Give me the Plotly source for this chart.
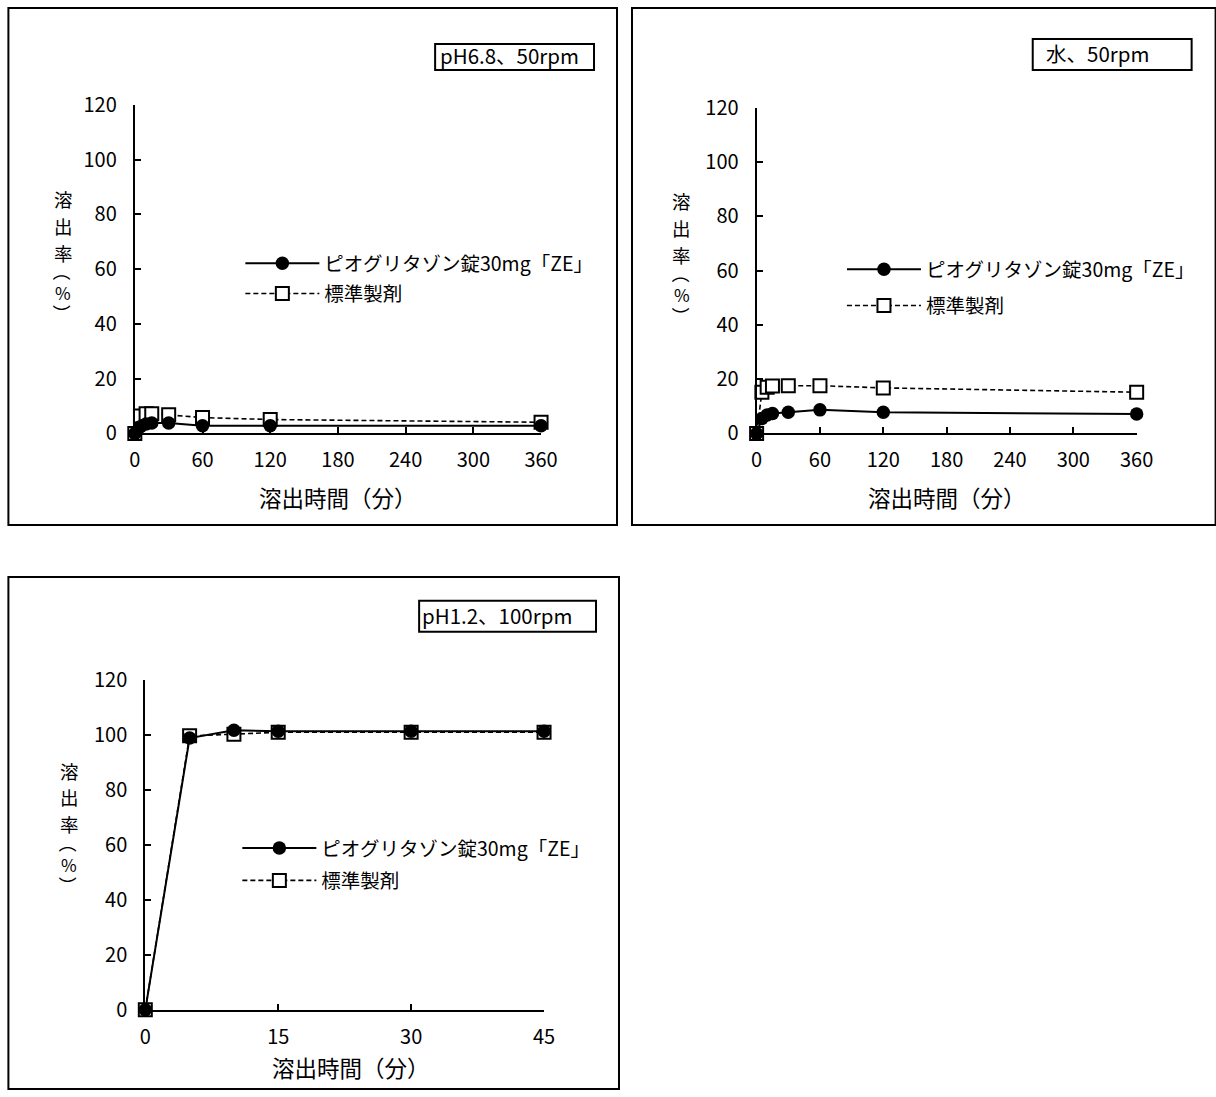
import plotly.graph_objects as go

# Figure size in CSS px; the photographed page maps page px -> picture px with
# picture = S * page + O (measured), so layout positions below are given in
# picture pixels and converted.
TOP_SHIFT = -12
W, H = 1234, 1121
SX, OX = 0.982, 4.6
SY, OY = 0.976, 14.7 + TOP_SHIFT * 0.976


def fx(x):
    return (x - OX) / SX


def fy(y):
    return (y - OY) / SY


def px(x):
    return fx(x) / W


def py(y):
    return 1 - fy(y) / H


FONT = "Noto Sans CJK JP"

# ---------------- data ----------------
time_long = [0, 5, 10, 15, 30, 60, 120, 360]
ph68_test = [0, 2.5, 3.5, 3.8, 3.8, 2.8, 2.8, 2.8]
ph68_ref = [0, 6.4, 7.2, 7.2, 6.8, 5.8, 5.1, 4.1]
water_test = [0, 5.5, 6.8, 7.4, 7.8, 8.7, 7.8, 7.2]
water_ref = [0, 15.2, 17.0, 17.5, 17.6, 17.6, 16.8, 15.2]
time_short = [0, 5, 10, 15, 30, 45]
ph12_test = [0, 98.8, 101.6, 101.3, 101.3, 101.3]
ph12_ref = [0, 99.6, 100.2, 100.9, 100.9, 100.9]

name_test = "ピオグリタゾン錠30mg「ZE」"
name_ref = "標準製剤"
cond_titles = ["pH6.8、50rpm", "水、50rpm", "pH1.2、100rpm"]
x_title = "溶出時間（分）"
y_title_chars = ["溶", "出", "率", "（", "%", "）"]
y_ticks = [0, 20, 40, 60, 80, 100, 120]

fig = go.Figure()

panels = [
    dict(x=time_long, test=ph68_test, ref=ph68_ref, xa="x", ya="y", leg="legend"),
    dict(x=time_long, test=water_test, ref=water_ref, xa="x2", ya="y2", leg="legend2"),
    dict(x=time_short, test=ph12_test, ref=ph12_ref, xa="x3", ya="y3", leg="legend3"),
]

for p in panels:
    fig.add_trace(go.Scatter(
        x=p["x"], y=p["ref"], name=name_ref, mode="lines+markers",
        xaxis=p["xa"], yaxis=p["ya"], legend=p["leg"], legendrank=2,
        legendgroup="r" + p["leg"],
        line=dict(color="black", width=1.6, dash="5px,3px"),
        marker=dict(symbol="square", size=13, color="white",
                    line=dict(color="black", width=2)),
        cliponaxis=False,
    ))
    fig.add_trace(go.Scatter(
        x=p["x"], y=p["test"], name=name_test, mode="lines+markers",
        xaxis=p["xa"], yaxis=p["ya"], legend=p["leg"], legendrank=1,
        legendgroup="t" + p["leg"],
        line=dict(color="black", width=2),
        marker=dict(symbol="circle", size=13.5, color="black",
                    line=dict(color="black", width=0)),
        cliponaxis=False,
    ))

axis_common = dict(
    showline=True, linecolor="black", linewidth=2, mirror=False,
    ticks="inside", ticklen=6, tickwidth=2, tickcolor="black",
    showgrid=False, zeroline=False,
    tickfont=dict(family=FONT, size=20, color="black"),
)

# plot-area geometry in picture pixels: (x0, x1, ytop, ybottom)
geo = [
    (133.5, 540, 104, 433.3),
    (755.7, 1136, 107, 433.3),
    (144, 543, 680, 1010.7),
]
xranges = [[0, 360], [0, 360], [0, 45]]
xdticks = [60, 60, 15]

for i, (x0, x1, yt, yb) in enumerate(geo):
    sfx = "" if i == 0 else str(i + 1)
    fig.update_layout(**{
        "xaxis" + sfx: dict(axis_common, domain=[px(x0), px(x1)], range=xranges[i],
                            dtick=xdticks[i], tick0=0, anchor="y" + sfx,
                            ticklabelstandoff=8),
        "yaxis" + sfx: dict(axis_common, domain=[py(yb), py(yt)], range=[0, 120],
                            tickvals=y_ticks, anchor="x" + sfx,
                            ticklabelstandoff=12),
    })

shapes = []
annotations = []

# outer panel boxes
for (bx0, by0, bx1, by1) in [(7, 7, 616, 525), (631, 7, 1215, 525), (7, 577, 618, 1090)]:
    shapes.append(dict(type="rect", xref="paper", yref="paper",
                       x0=px(bx0), x1=px(bx1), y0=py(by1), y1=py(by0),
                       line=dict(color="black", width=2), fillcolor="rgba(0,0,0,0)"))

# condition title boxes
title_boxes = [(434, 43, 593, 69), (1032, 38, 1191, 69), (418, 601, 595, 632)]
title_text_left = [437, 1043, 419]
for t, (bx0, by0, bx1, by1), tl in zip(cond_titles, title_boxes, title_text_left):
    shapes.append(dict(type="rect", xref="paper", yref="paper",
                       x0=px(bx0), x1=px(bx1), y0=py(by1), y1=py(by0),
                       line=dict(color="black", width=2), fillcolor="white"))
    annotations.append(dict(text=t, xref="paper", yref="paper",
                            x=px(tl), y=py((by0 + by1) / 2 - 1.5),
                            xanchor="left", yanchor="middle", showarrow=False,
                            font=dict(family=FONT, size=20.5, color="black")))

# x axis titles
for cx, cy in [(337, 497), (946, 497), (350, 1068)]:
    annotations.append(dict(text=x_title, xref="paper", yref="paper",
                            x=px(cx), y=py(cy), xanchor="center",
                            yanchor="middle", showarrow=False,
                            font=dict(family=FONT, size=22.5, color="black")))

# vertical y axis titles: upright characters stacked, brackets turned 90 degrees
yt_sizes = [18.5, 18.5, 18.5, 18, 17, 18]
yt_offsets = [0, 27, 54, 73.5, 94.5, 115.5]
for cx, y_first in [(62, 198), (681, 200), (68, 771)]:
    for ch, sz, dy in zip(y_title_chars, yt_sizes, yt_offsets):
        ang = 90 if ch in ("（", "）") else 0
        annotations.append(dict(text=ch, xref="paper", yref="paper",
                                x=px(cx), y=py(y_first + dy), xanchor="center",
                                yanchor="middle", showarrow=False, textangle=ang,
                                borderpad=0,
                                font=dict(family=FONT, size=sz, color="black")))

legend_common = dict(
    font=dict(family=FONT, size=19.5, color="black"),
    bgcolor="rgba(0,0,0,0)", borderwidth=0, itemwidth=74,
    xanchor="left", yanchor="top", tracegroupgap=2,
    itemclick=False, itemdoubleclick=False,
)


def leg_pos(line_start, row1):
    return dict(x=(fx(line_start) - 6) / W, y=1 - (fy(row1) - 19) / H)


fig.update_layout(
    legend=dict(legend_common, **leg_pos(245, 262)),
    legend2=dict(legend_common, tracegroupgap=8, **leg_pos(847, 268)),
    legend3=dict(legend_common, tracegroupgap=4, **leg_pos(242, 848)),
)

fig.update_layout(
    width=W, height=H,
    margin=dict(l=0, r=0, t=0, b=0),
    paper_bgcolor="white", plot_bgcolor="white",
    showlegend=True,
    shapes=shapes, annotations=annotations,
    font=dict(family=FONT, color="black"),
)

fig.write_html(
    "out.html",
    config={"displayModeBar": False, "staticPlot": True},
    post_script=("document.body.style.margin='0px';"
                 "document.body.style.marginTop='%dpx';"
                 "document.body.style.overflow='hidden';" % TOP_SHIFT),
)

Aim ->
Copy nothing but the lines from the top of the material through the line holding "import plotly.graph_objects as go", exactly as written; omit pictures.

Solved exercise ->
Give me the Plotly source for this chart.
import plotly.graph_objects as go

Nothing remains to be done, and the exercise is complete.